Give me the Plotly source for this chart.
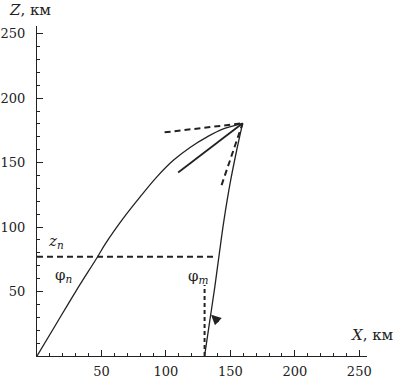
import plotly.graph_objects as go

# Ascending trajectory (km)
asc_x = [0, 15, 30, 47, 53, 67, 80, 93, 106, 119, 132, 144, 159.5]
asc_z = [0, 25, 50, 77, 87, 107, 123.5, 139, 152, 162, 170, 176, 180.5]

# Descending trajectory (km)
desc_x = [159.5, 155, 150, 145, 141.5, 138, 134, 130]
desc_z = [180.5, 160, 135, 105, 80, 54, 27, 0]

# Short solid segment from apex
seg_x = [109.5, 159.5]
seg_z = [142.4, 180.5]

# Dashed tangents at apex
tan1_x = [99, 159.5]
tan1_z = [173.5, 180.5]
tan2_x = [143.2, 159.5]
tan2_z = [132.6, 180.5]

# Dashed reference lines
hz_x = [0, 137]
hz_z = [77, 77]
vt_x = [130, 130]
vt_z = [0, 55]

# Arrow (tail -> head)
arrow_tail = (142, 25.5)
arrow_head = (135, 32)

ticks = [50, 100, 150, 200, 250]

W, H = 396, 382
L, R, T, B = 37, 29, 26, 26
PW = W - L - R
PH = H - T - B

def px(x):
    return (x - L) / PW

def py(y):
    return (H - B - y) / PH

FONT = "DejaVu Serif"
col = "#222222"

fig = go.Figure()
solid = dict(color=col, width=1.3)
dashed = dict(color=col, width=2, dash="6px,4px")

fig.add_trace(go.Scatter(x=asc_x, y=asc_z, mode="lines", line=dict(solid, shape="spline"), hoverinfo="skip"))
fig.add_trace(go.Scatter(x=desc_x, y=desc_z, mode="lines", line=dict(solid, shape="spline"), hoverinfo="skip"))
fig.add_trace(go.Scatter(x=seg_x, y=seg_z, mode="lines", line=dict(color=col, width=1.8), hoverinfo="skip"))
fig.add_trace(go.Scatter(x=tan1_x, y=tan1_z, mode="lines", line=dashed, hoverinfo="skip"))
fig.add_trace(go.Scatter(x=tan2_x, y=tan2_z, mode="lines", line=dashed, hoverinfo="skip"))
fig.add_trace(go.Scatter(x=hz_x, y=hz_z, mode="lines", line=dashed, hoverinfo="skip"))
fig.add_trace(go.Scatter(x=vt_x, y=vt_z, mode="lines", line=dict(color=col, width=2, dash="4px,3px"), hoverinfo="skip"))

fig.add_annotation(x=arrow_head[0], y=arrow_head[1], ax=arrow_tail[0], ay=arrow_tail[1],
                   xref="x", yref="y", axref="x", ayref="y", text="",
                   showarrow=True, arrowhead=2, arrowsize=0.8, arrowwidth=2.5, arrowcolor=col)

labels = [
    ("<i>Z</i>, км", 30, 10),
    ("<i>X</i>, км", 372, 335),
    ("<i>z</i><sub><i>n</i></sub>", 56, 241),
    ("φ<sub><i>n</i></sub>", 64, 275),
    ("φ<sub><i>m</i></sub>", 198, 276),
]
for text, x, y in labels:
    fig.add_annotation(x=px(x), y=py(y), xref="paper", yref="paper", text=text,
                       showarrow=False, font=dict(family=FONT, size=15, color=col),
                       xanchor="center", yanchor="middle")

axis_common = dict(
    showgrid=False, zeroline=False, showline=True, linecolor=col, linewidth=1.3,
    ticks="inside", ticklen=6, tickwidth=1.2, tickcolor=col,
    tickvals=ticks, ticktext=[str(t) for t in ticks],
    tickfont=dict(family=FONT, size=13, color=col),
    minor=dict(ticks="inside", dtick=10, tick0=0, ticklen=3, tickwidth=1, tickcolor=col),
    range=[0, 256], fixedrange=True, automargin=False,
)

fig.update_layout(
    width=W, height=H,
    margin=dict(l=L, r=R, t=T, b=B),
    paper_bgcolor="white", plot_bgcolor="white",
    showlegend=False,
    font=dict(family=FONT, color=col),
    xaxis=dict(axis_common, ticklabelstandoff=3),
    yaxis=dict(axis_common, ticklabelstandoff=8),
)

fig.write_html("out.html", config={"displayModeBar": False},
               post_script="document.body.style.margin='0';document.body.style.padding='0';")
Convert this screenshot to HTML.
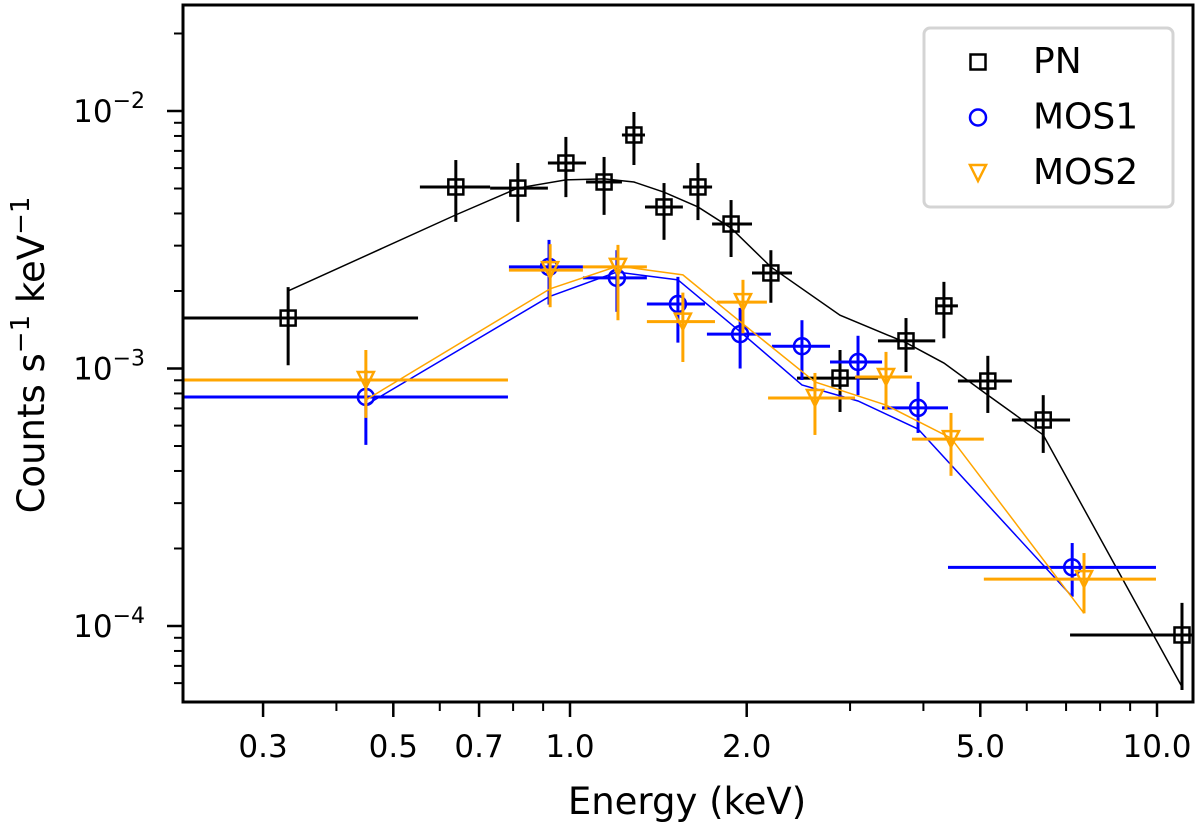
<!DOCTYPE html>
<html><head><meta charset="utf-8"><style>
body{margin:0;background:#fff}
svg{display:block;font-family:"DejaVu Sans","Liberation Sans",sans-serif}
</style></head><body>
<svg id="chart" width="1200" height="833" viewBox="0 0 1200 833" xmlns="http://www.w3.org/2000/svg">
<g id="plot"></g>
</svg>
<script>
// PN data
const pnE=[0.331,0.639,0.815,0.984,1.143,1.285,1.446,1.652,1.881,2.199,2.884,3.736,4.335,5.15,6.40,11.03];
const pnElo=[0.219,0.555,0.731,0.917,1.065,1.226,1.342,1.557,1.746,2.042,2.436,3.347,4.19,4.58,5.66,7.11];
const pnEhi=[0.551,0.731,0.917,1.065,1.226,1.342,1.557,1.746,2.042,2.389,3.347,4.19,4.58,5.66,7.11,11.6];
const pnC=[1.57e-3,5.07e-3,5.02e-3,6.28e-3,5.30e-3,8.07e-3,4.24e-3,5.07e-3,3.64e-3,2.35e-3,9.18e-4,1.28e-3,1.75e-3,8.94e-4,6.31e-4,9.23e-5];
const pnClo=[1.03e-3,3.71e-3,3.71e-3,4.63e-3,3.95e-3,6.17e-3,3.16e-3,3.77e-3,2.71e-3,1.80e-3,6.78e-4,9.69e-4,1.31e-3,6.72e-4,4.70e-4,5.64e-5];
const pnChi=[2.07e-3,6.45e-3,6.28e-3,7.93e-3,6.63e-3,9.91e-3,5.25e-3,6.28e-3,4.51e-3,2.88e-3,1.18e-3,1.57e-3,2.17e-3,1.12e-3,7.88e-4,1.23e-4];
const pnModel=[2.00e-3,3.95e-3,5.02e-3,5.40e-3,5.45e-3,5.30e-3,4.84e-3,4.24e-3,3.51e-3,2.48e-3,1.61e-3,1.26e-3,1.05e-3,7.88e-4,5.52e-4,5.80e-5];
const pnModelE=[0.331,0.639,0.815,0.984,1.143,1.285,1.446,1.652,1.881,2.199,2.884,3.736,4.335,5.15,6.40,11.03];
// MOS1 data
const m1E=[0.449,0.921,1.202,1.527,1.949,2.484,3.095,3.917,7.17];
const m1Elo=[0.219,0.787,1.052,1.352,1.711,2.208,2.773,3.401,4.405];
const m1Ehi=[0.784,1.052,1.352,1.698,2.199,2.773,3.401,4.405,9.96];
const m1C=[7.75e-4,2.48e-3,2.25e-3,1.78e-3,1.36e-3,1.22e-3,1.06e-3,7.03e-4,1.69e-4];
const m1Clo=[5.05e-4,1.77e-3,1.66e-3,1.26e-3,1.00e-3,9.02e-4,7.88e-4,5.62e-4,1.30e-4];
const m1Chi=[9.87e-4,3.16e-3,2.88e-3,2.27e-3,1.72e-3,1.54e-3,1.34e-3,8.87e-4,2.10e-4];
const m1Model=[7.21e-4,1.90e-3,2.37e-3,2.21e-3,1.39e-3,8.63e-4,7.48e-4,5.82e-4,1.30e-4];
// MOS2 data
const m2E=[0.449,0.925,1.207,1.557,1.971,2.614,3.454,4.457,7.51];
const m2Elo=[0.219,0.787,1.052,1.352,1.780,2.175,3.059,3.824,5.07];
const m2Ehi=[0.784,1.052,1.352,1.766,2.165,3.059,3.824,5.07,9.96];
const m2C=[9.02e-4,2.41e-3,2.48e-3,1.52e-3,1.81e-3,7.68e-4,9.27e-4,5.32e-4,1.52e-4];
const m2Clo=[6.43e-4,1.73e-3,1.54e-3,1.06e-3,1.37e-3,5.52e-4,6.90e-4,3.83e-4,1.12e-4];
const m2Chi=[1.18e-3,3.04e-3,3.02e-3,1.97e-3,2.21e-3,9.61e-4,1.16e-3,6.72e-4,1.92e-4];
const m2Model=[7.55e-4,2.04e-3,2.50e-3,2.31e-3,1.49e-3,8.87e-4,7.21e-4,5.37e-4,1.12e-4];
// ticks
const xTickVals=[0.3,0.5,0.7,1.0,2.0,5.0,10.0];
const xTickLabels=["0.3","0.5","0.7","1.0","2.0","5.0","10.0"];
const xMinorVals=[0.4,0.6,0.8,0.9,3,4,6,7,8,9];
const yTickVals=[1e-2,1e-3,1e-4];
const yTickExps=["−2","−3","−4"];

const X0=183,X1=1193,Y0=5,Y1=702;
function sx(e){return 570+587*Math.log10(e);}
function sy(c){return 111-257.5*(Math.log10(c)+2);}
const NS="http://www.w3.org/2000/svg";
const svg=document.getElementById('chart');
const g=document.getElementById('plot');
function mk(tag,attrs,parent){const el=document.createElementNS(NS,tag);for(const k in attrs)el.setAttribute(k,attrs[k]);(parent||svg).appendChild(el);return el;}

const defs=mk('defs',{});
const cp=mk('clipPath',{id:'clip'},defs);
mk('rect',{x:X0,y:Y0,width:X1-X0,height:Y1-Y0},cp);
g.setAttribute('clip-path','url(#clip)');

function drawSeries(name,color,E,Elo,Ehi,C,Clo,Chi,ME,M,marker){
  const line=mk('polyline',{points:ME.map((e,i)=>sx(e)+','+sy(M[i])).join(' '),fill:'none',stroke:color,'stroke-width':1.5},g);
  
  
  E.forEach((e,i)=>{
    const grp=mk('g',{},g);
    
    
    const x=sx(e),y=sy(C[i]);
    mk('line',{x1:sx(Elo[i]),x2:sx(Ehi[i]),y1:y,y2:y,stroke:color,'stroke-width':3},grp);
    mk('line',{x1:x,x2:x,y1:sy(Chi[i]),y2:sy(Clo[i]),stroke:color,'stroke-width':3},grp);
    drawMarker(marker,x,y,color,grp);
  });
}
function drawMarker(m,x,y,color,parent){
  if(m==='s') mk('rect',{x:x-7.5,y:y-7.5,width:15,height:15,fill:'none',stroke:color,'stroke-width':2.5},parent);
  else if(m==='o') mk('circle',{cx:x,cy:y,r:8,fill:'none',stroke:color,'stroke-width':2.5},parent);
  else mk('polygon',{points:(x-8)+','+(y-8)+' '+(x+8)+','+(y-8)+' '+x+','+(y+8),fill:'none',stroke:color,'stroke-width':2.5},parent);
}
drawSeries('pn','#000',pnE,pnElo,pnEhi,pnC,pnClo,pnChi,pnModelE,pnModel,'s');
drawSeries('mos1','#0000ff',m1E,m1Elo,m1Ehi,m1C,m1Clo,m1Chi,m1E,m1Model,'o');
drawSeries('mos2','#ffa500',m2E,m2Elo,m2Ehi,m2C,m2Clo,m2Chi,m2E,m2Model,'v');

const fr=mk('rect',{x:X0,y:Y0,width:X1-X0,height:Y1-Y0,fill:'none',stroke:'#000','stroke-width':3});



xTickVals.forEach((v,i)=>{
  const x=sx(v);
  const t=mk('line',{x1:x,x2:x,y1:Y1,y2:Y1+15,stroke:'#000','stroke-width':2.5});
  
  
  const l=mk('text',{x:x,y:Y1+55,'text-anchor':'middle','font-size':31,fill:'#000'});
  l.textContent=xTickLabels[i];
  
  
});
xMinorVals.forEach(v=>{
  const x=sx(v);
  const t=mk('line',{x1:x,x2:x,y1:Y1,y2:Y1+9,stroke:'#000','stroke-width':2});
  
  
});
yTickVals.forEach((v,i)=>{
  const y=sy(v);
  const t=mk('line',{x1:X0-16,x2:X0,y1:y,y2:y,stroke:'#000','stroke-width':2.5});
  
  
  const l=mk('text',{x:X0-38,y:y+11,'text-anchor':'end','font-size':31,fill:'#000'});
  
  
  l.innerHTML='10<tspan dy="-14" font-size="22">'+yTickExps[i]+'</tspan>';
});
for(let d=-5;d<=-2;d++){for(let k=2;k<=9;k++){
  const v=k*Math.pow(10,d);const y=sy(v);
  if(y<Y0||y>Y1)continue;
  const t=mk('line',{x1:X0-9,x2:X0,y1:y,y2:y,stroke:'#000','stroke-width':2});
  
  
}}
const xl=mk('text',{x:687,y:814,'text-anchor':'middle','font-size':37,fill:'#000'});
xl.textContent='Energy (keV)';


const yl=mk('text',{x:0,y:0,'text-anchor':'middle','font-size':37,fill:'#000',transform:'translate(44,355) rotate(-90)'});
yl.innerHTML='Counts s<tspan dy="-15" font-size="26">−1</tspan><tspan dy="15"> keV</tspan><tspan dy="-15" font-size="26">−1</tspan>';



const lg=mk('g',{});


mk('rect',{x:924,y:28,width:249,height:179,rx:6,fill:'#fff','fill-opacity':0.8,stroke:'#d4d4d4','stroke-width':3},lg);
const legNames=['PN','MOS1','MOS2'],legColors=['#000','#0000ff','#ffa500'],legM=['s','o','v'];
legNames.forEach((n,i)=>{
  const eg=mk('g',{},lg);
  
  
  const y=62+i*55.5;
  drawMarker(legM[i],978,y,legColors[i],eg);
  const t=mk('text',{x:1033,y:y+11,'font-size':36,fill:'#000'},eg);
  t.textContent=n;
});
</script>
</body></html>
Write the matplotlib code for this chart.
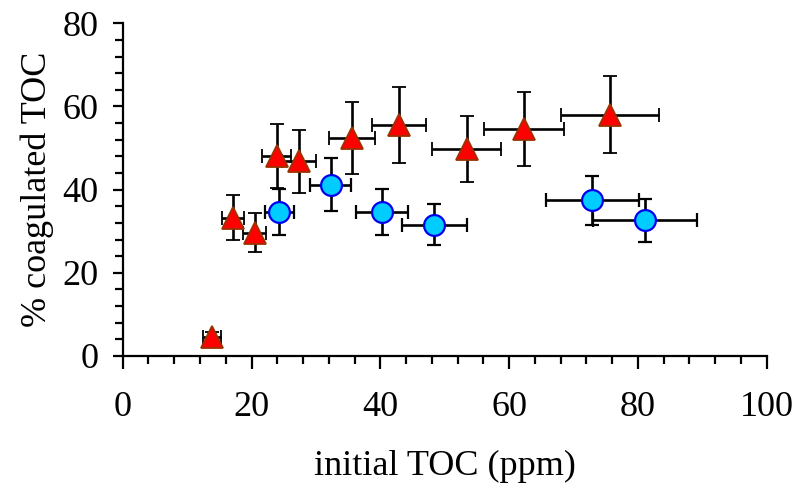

★ ★ ★ ★ ★ ★ ★

■ **Problem to work on**:
Return the lines exactly as they stand, from the start of the entries through the line holding "PH = H - T - B"; omit the pictures.

■ **Solution to this problem**:
Give me the Plotly source for this chart.
import plotly.graph_objects as go

# Ascending trajectory (km)
asc_x = [0, 15, 30, 47, 53, 67, 80, 93, 106, 119, 132, 144, 159.5]
asc_z = [0, 25, 50, 77, 87, 107, 123.5, 139, 152, 162, 170, 176, 180.5]

# Descending trajectory (km)
desc_x = [159.5, 155, 150, 145, 141.5, 138, 134, 130]
desc_z = [180.5, 160, 135, 105, 80, 54, 27, 0]

# Short solid segment from apex
seg_x = [109.5, 159.5]
seg_z = [142.4, 180.5]

# Dashed tangents at apex
tan1_x = [99, 159.5]
tan1_z = [173.5, 180.5]
tan2_x = [143.2, 159.5]
tan2_z = [132.6, 180.5]

# Dashed reference lines
hz_x = [0, 137]
hz_z = [77, 77]
vt_x = [130, 130]
vt_z = [0, 55]

# Arrow (tail -> head)
arrow_tail = (142, 25.5)
arrow_head = (135, 32)

ticks = [50, 100, 150, 200, 250]

W, H = 396, 382
L, R, T, B = 37, 29, 26, 26
PW = W - L - R
PH = H - T - B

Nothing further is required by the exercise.